鎌倉と言えば、海水浴でも有名な「由比ヶ浜海水浴場」を有する地。
長谷寺自体が比較的高地にあるということもあり、紫陽花の間から覗く海岸線の景色はここならではとも言えるだろう。

私の入場時間には薄曇りになってしまったのが残念だが、それでも緑と青のコントラストを十分楽しむことができた。

道を下っていくと、路の最後には足跡を模した鉢に紫陽花が浮かべられていた。
調べたところこれは「仏足石」と呼ばれるもので、お釈迦様の足跡を刻んで信仰の対象にしたものとのこと。
起源は紀元前4世紀ごろまで遡り、像を造る習慣のなかった古代インドにおいて、お釈迦様をこうして表したそうだ。

残念ながらこちらの仏足石の由来ついては調べがつかなかったので、次回参拝の機会があればお寺の方に由来を聞いてみたいと思う。

観音堂には、普段は法要等の際にしか掛けられないという五色幕が1300年を記念して設らえられていた。
お釈迦様の教えを象徴する幕ということだが、こちらも大変立派なもので境内に彩りを添えていた。

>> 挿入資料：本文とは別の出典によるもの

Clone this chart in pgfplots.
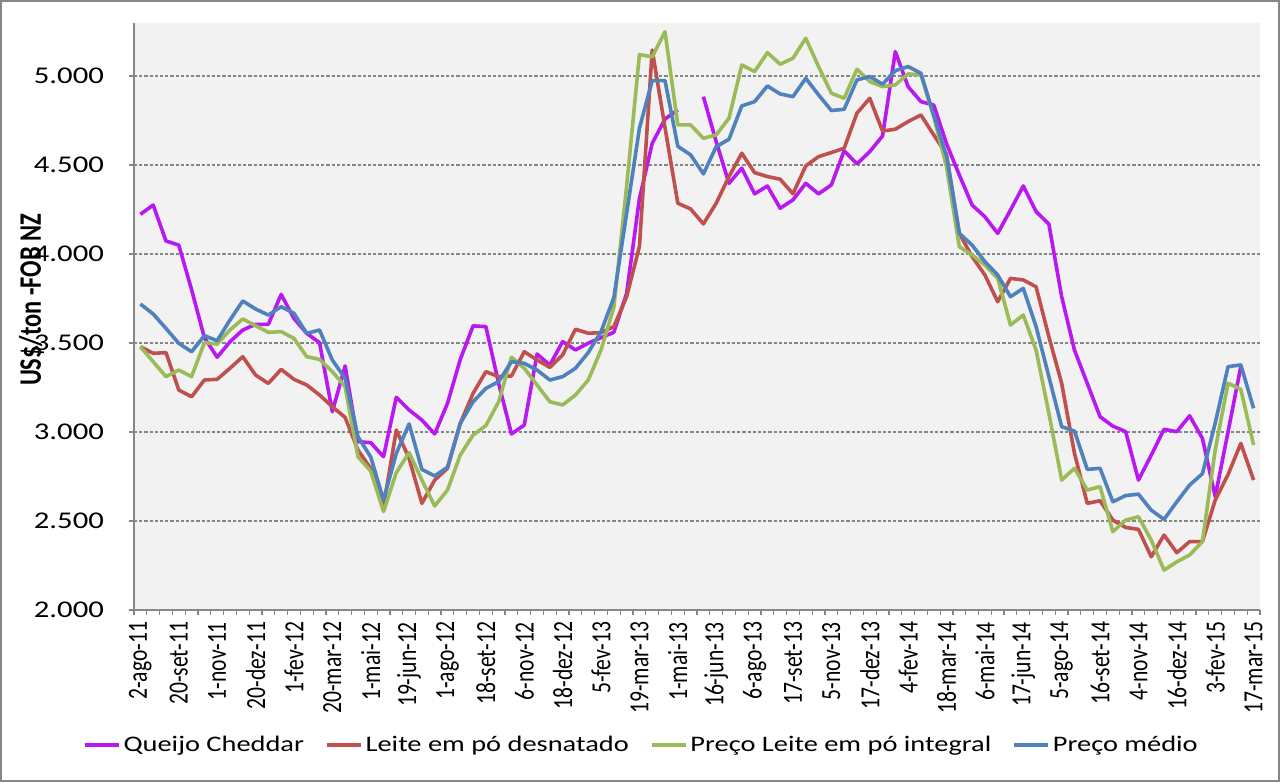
\documentclass[border=0pt]{standalone}
\usepackage{pgfplots}
\usepackage{pgfplotstable}
\usepackage{graphicx}
\pgfplotsset{compat=1.18}
\usepackage{fontspec}
\setmainfont{Carlito}

\definecolor{ched}{RGB}{185,25,240}
\definecolor{desn}{RGB}{192,80,77}
\definecolor{integ}{RGB}{155,187,89}
\definecolor{medio}{RGB}{79,129,189}
\definecolor{gridc}{RGB}{134,134,134}

% the reference is stretched sideways: widen text the same way
\newcommand{\wide}[1]{\scalebox{1.28}[1]{#1}}
\newcommand{\tall}[1]{\scalebox{1}[1.28]{#1}}

% leilões GDT, um por linha (i = posição na categoria)
\pgfplotstableread{
i ched desn integ medio
0 4223 3479 3479 3719
1 4275 3442 3395 3663
2 4073 3446 3311 3582
3 4050 3236 3348 3498
4 3800 3198 3311 3451
5 3530 3292 3502 3541
6 3420 3296 3494 3513
7 3507 3358 3573 3629
8 3573 3423 3635 3736
9 3605 3320 3597 3691
10 3605 3273 3560 3657
11 3773 3352 3564 3704
12 3638 3296 3526 3667
13 3554 3264 3423 3554
14 3502 3208 3408 3573
15 3114 3142 3339 3404
16 3371 3082 3255 3301
17 2946 2899 2861 2974
18 2940 2795 2780 2860
19 2861 2581 2553 2618
20 3195 3011 2772 2880
21 3124 2852 2884 3045
22 3067 2599 2730 2790
23 2989 2730 2584 2753
24 3161 2796 2674 2802
25 3408 3049 2871 3049
26 3596 3217 2983 3170
27 3592 3339 3036 3245
28 3273 3311 3170 3283
29 2989 3315 3420 3395
30 3039 3451 3358 3386
31 3438 3405 3264 3348
32 3376 3363 3170 3292
33 3508 3433 3152 3311
34 3461 3577 3208 3358
35 3499 3555 3292 3446
36 3530 3558 3461 3564
37 3560 3592 3700 3755
38 3779 3760 4380 4228
39 4310 4042 5120 4706
40 4622 5146 5108 4974
41 4758 4710 5249 4974
42 4809 4285 4725 4605
43 nan 4253 4725 4557
44 4884 4169 4650 4450
45 4631 4285 4669 4603
46 4397 4435 4763 4645
47 4482 4566 5062 4832
48 4338 4457 5025 4856
49 4382 4435 5131 4944
50 4257 4420 5066 4899
51 4304 4338 5100 4884
52 4397 4495 5212 4987
53 4338 4547 5053 4894
54 4388 4570 4903 4806
55 4580 4594 4875 4813
56 4506 4791 5038 4978
57 4575 4875 4969 4997
58 4663 4691 4940 4954
59 5137 4701 4950 5030
60 4940 4744 5012 5053
61 4856 4781 5006 5015
62 4837 4669 4772 4780
63 4620 4560 4491 4550
64 4444 4116 4041 4116
65 4275 3985 3994 4050
66 4209 3882 3938 3957
67 4116 3732 3863 3882
68 4247 3863 3601 3760
69 4382 3854 3657 3807
70 4238 3816 3460 3592
71 4168 3535 3105 3311
72 3760 3273 2730 3030
73 3460 2880 2796 3005
74 3273 2599 2674 2790
75 3086 2614 2693 2796
76 3033 2505 2440 2608
77 3002 2464 2505 2643
78 2730 2453 2524 2651
79 2870 2299 2393 2561
80 3015 2421 2224 2509
81 3002 2322 2271 2608
82 3091 2384 2309 2702
83 2964 2384 2384 2766
84 2637 2618 2900 3050
85 3000 2760 3274 3367
86 3367 2936 3240 3377
87 nan 2730 2927 3133
}\datatable

\begin{document}
\begin{tikzpicture}[x=1pt,y=1pt]
\path[use as bounding box] (0,0) rectangle (640,391);
\draw[gridc, line width=1pt] (0.5,0.5) rectangle (639.5,390.5);
\begin{axis}[
  at={(67pt,86pt)}, anchor=south west,
  scale only axis, width=563pt, height=293.7pt,
  xmin=-0.5, xmax=87.5,
  ymin=2000, ymax=5300,
  axis lines=left,
  axis line style={-, draw=gridc, line width=0.6pt},
  axis background/.style={fill=gray!10},
  ytick={2000,2500,3000,3500,4000,4500,5000},
  yticklabels={\wide{2.000},\wide{2.500},\wide{3.000},\wide{3.500},\wide{4.000},\wide{4.500},\wide{5.000}},
  xtick={0,3,...,87},
  xticklabels={\tall{2-ago-11},\tall{20-set-11},\tall{1-nov-11},\tall{20-dez-11},\tall{1-fev-12},\tall{20-mar-12},\tall{1-mai-12},\tall{19-jun-12},\tall{1-ago-12},\tall{18-set-12},\tall{6-nov-12},\tall{18-dez-12},\tall{5-fev-13},\tall{19-mar-13},\tall{1-mai-13},\tall{16-jun-13},\tall{6-ago-13},\tall{17-set-13},\tall{5-nov-13},\tall{17-dez-13},\tall{4-fev-14},\tall{18-mar-14},\tall{6-mai-14},\tall{17-jun-14},\tall{5-ago-14},\tall{16-set-14},\tall{4-nov-14},\tall{16-dez-14},\tall{3-fev-15},\tall{17-mar-15}},
  minor xtick={-0.5,0.5,...,87.5},
  tick align=outside,
  major tick length=2.5pt, minor tick length=2.5pt,
  xtick style={draw=none},
  minor x tick style={draw=gridc, line width=0.6pt},
  ytick style={draw=gridc, line width=0.6pt},
  ymajorgrids=true,
  grid style={gridc, dash pattern=on 1.6pt off 1pt, line width=0.6pt},
  yticklabel style={font=\fontsize{12}{14}\selectfont, xshift=-9pt},
  xticklabel style={font=\fontsize{10.8}{12}\selectfont, rotate=90, anchor=east},
  ylabel={\tall{US\$/ton -FOB NZ}},
  ylabel style={at={(axis description cs:-0.091,0.528)}, anchor=center, font=\fontsize{12.2}{14}\selectfont\bfseries},
  unbounded coords=jump,
  legend columns=4,
  legend style={at={(axis description cs:0.451,-0.23)}, anchor=center,
    draw=none, fill=none, font=\fontsize{11.1}{14}\selectfont,
    /tikz/every even column/.append style={column sep=9pt},
    nodes={inner sep=1.5pt}},
  legend image code/.code={\draw[#1] (0pt,0pt) -- (17pt,0pt);},
  every axis plot/.append style={line width=1.8pt, line join=round, no marks},
]
\addplot[ched] table[x=i, y=ched] {\datatable};
\addlegendentry{\wide{Queijo Cheddar}}
\addplot[desn] table[x=i, y=desn] {\datatable};
\addlegendentry{\wide{Leite em pó desnatado}}
\addplot[integ] table[x=i, y=integ] {\datatable};
\addlegendentry{\wide{Preço Leite em pó integral}}
\addplot[medio] table[x=i, y=medio] {\datatable};
\addlegendentry{\wide{Preço médio}}
\end{axis}
\end{tikzpicture}
\end{document}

色々と後から調べたことも書いてみたが、訪れたその時には殆ど知識がなかったことが悔やまれる。
先達はあらまほしき事なり、とはまさしくよく言ったものだ。
次回こそは、もう少し勉強の時間を取ってから訪れてみたいものである。

とは言え、紫陽花のみならずご本尊造立1300年を記念して様々な「特別」が味わえる今年。
鎌倉を訪れる方は、是非訪問地として検討して見てほしい場所である。

さて、次に写真を撮りに行けるのはいつになるだろうか。
一人目の子育ての時はおおよそ2年はかかったから、もしかしたらそのくらい、あるいはもう少し長い期間撮りに行けないかもしれない。

それでも、そのことを悲観的に考えず、まずは産まれてくるお腹の子のことを楽しみに待ちたいと思う。
写真を撮りたいという心だけ常に持っていれば、きっと日常にだっていくらでもチャンスは転がっているだろうから。